# REQUEST
Go through the material and write it all out exactly, minus the pictures.

↓

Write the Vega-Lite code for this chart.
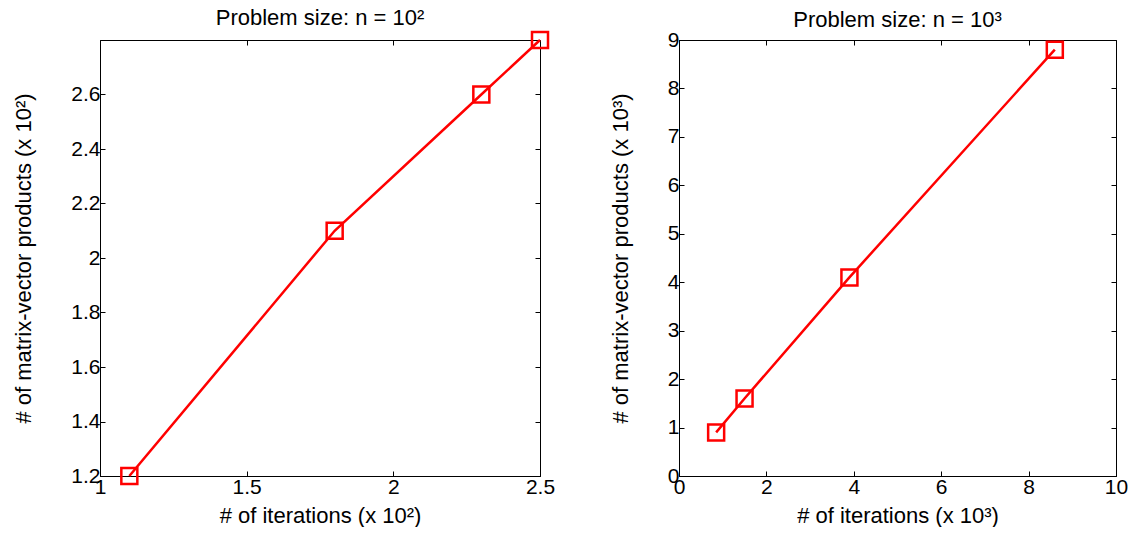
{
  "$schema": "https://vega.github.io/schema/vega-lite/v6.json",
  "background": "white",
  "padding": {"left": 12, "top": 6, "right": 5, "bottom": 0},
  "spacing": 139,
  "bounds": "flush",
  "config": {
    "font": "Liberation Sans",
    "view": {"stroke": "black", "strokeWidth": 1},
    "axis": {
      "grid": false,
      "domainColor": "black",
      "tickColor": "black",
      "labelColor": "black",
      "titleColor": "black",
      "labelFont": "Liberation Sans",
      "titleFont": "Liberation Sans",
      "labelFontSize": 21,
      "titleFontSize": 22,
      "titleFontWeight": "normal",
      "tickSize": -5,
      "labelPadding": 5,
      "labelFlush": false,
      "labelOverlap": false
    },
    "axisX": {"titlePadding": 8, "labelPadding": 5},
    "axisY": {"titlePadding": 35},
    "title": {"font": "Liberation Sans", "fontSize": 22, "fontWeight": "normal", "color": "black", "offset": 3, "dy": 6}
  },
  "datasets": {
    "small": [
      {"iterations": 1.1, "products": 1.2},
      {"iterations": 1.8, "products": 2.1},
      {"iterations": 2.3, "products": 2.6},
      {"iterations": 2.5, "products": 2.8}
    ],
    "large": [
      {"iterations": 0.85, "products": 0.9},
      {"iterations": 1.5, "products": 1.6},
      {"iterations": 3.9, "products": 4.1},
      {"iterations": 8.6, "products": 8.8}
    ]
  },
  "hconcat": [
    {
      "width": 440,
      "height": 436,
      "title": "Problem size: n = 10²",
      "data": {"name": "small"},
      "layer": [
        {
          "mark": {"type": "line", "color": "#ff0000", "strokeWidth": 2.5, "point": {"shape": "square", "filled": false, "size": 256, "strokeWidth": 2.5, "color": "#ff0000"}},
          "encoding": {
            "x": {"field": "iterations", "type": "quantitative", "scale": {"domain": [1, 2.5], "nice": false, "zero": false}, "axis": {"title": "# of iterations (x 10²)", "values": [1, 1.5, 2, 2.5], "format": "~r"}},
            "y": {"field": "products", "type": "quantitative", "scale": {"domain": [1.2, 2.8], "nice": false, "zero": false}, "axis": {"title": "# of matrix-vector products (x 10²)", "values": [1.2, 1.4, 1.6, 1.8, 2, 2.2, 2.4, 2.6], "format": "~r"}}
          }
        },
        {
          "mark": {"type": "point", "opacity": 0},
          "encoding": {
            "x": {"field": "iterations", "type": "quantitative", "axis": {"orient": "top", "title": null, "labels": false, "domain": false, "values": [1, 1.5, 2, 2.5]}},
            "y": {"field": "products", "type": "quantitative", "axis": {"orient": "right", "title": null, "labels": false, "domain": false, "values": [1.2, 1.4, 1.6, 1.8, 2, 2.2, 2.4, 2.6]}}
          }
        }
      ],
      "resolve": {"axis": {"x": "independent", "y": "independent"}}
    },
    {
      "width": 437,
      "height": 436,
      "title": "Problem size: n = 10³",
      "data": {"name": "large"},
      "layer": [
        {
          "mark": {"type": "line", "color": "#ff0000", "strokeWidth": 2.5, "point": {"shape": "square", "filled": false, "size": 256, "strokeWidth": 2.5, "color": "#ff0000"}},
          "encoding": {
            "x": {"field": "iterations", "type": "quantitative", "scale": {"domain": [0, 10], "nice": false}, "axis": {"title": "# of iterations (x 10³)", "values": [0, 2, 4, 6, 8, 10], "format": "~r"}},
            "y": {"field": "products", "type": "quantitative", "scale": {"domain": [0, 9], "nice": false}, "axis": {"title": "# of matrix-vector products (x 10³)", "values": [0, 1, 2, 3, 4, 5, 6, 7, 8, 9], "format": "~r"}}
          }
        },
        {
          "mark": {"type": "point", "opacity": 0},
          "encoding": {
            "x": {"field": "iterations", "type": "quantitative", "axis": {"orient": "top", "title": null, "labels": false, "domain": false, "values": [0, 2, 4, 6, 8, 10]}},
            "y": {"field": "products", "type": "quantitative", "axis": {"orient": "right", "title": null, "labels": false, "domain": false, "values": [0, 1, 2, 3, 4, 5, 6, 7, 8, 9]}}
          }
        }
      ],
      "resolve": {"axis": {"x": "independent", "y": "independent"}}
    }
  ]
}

↑

# WRITTEN ANSWER
Write the Vega-Lite code for this chart.
{
  "$schema": "https://vega.github.io/schema/vega-lite/v6.json",
  "background": "white",
  "padding": {"left": 12, "top": 6, "right": 5, "bottom": 0},
  "spacing": 139,
  "bounds": "flush",
  "config": {
    "font": "Liberation Sans",
    "view": {"stroke": "black", "strokeWidth": 1},
    "axis": {
      "grid": false,
      "domainColor": "black",
      "tickColor": "black",
      "labelColor": "black",
      "titleColor": "black",
      "labelFont": "Liberation Sans",
      "titleFont": "Liberation Sans",
      "labelFontSize": 21,
      "titleFontSize": 22,
      "titleFontWeight": "normal",
      "tickSize": -5,
      "labelPadding": 5,
      "labelFlush": false,
      "labelOverlap": false
    },
    "axisX": {"titlePadding": 8, "labelPadding": 5},
    "axisY": {"titlePadding": 35},
    "title": {"font": "Liberation Sans", "fontSize": 22, "fontWeight": "normal", "color": "black", "offset": 3, "dy": 6}
  },
  "datasets": {
    "small": [
      {"iterations": 1.1, "products": 1.2},
      {"iterations": 1.8, "products": 2.1},
      {"iterations": 2.3, "products": 2.6},
      {"iterations": 2.5, "products": 2.8}
    ],
    "large": [
      {"iterations": 0.85, "products": 0.9},
      {"iterations": 1.5, "products": 1.6},
      {"iterations": 3.9, "products": 4.1},
      {"iterations": 8.6, "products": 8.8}
    ]
  },
  "hconcat": [
    {
      "width": 440,
      "height": 436,
      "title": "Problem size: n = 10²",
      "data": {"name": "small"},
      "layer": [
        {
          "mark": {"type": "line", "color": "#ff0000", "strokeWidth": 2.5, "point": {"shape": "square", "filled": false, "size": 256, "strokeWidth": 2.5, "color": "#ff0000"}},
          "encoding": {
            "x": {"field": "iterations", "type": "quantitative", "scale": {"domain": [1, 2.5], "nice": false, "zero": false}, "axis": {"title": "# of iterations (x 10²)", "values": [1, 1.5, 2, 2.5], "format": "~r"}},
            "y": {"field": "products", "type": "quantitative", "scale": {"domain": [1.2, 2.8], "nice": false, "zero": false}, "axis": {"title": "# of matrix-vector products (x 10²)", "values": [1.2, 1.4, 1.6, 1.8, 2, 2.2, 2.4, 2.6], "format": "~r"}}
          }
        },
        {
          "mark": {"type": "point", "opacity": 0},
          "encoding": {
            "x": {"field": "iterations", "type": "quantitative", "axis": {"orient": "top", "title": null, "labels": false, "domain": false, "values": [1, 1.5, 2, 2.5]}},
            "y": {"field": "products", "type": "quantitative", "axis": {"orient": "right", "title": null, "labels": false, "domain": false, "values": [1.2, 1.4, 1.6, 1.8, 2, 2.2, 2.4, 2.6]}}
          }
        }
      ],
      "resolve": {"axis": {"x": "independent", "y": "independent"}}
    },
    {
      "width": 437,
      "height": 436,
      "title": "Problem size: n = 10³",
      "data": {"name": "large"},
      "layer": [
        {
          "mark": {"type": "line", "color": "#ff0000", "strokeWidth": 2.5, "point": {"shape": "square", "filled": false, "size": 256, "strokeWidth": 2.5, "color": "#ff0000"}},
          "encoding": {
            "x": {"field": "iterations", "type": "quantitative", "scale": {"domain": [0, 10], "nice": false}, "axis": {"title": "# of iterations (x 10³)", "values": [0, 2, 4, 6, 8, 10], "format": "~r"}},
            "y": {"field": "products", "type": "quantitative", "scale": {"domain": [0, 9], "nice": false}, "axis": {"title": "# of matrix-vector products (x 10³)", "values": [0, 1, 2, 3, 4, 5, 6, 7, 8, 9], "format": "~r"}}
          }
        },
        {
          "mark": {"type": "point", "opacity": 0},
          "encoding": {
            "x": {"field": "iterations", "type": "quantitative", "axis": {"orient": "top", "title": null, "labels": false, "domain": false, "values": [0, 2, 4, 6, 8, 10]}},
            "y": {"field": "products", "type": "quantitative", "axis": {"orient": "right", "title": null, "labels": false, "domain": false, "values": [0, 1, 2, 3, 4, 5, 6, 7, 8, 9]}}
          }
        }
      ],
      "resolve": {"axis": {"x": "independent", "y": "independent"}}
    }
  ]
}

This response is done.